Below are brief reviews of three books highly recommended by Hedgeye Founder & CEO Keith McCullough. Keith explains how these books have profoundly influenced his market perspective and shaped his investment strategies.
Our investing research process at Hedgeye is built on the pillars of math, financial market history, and behavioral psychology. Each of these books forms a cornerstone of this robust foundation.
Bottom line: If you're seeking insightful reads that simplify the complexities of financial markets, these three books are an excellent starting point.
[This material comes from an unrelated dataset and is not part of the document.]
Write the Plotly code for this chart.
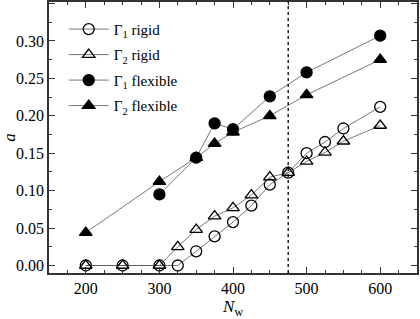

#1 THE MISBEHAVIOR OF MARKETS
"This is somewhat of a Bible to me," explains McCullough about "The Misbehavior of Markets" by mathematics legend Benoit Mandelbrot.
As Hedgeye subscribers know, he frequently quotes it in his morning market note, the Early Look.
"I learned a ton from Mandelbrot, if only what not to do. It's an alternative to establishment economics. It's certainly an alternative to how people think about markets relative to economic data."
#2 THINKING FAST AND SLOW
“This book provides a real baseline for understanding, ‘What is behavioral finance?’” McCullough says of Daniel Kahneman’s seminal work, Thinking Fast and Slow.
“What this book does is it teaches why human beings should embrace uncertainty.”
McCullough believes this masterpiece should challenge anyone “who is not a believer in behavioral finance” to prove “why this isn’t a better way.”
#3 MODELS OF MY LIFE
“I’d like to thank Mr. Simon for being not only a revolutionary in this space, but for challenging the status quo,” McCullough says of Nobel laureate Herbert Simon’s witty autobiography, Models of My Life.
“That’s a really important component of this book. It contextualizes where we were in economics back in the 1970s and outlines a better path forward.”
Simon's insights influenced myriad disciplines including economics, political science, sociology, psychology and computer science.“To be good at this, the people that I’ve found to be most useful, at the foundational level of what I do, are the people whose insights cross disciplines,” McCullough explains.
“They’re not ideological or people that only navigate one domain of the social or natural sciences.”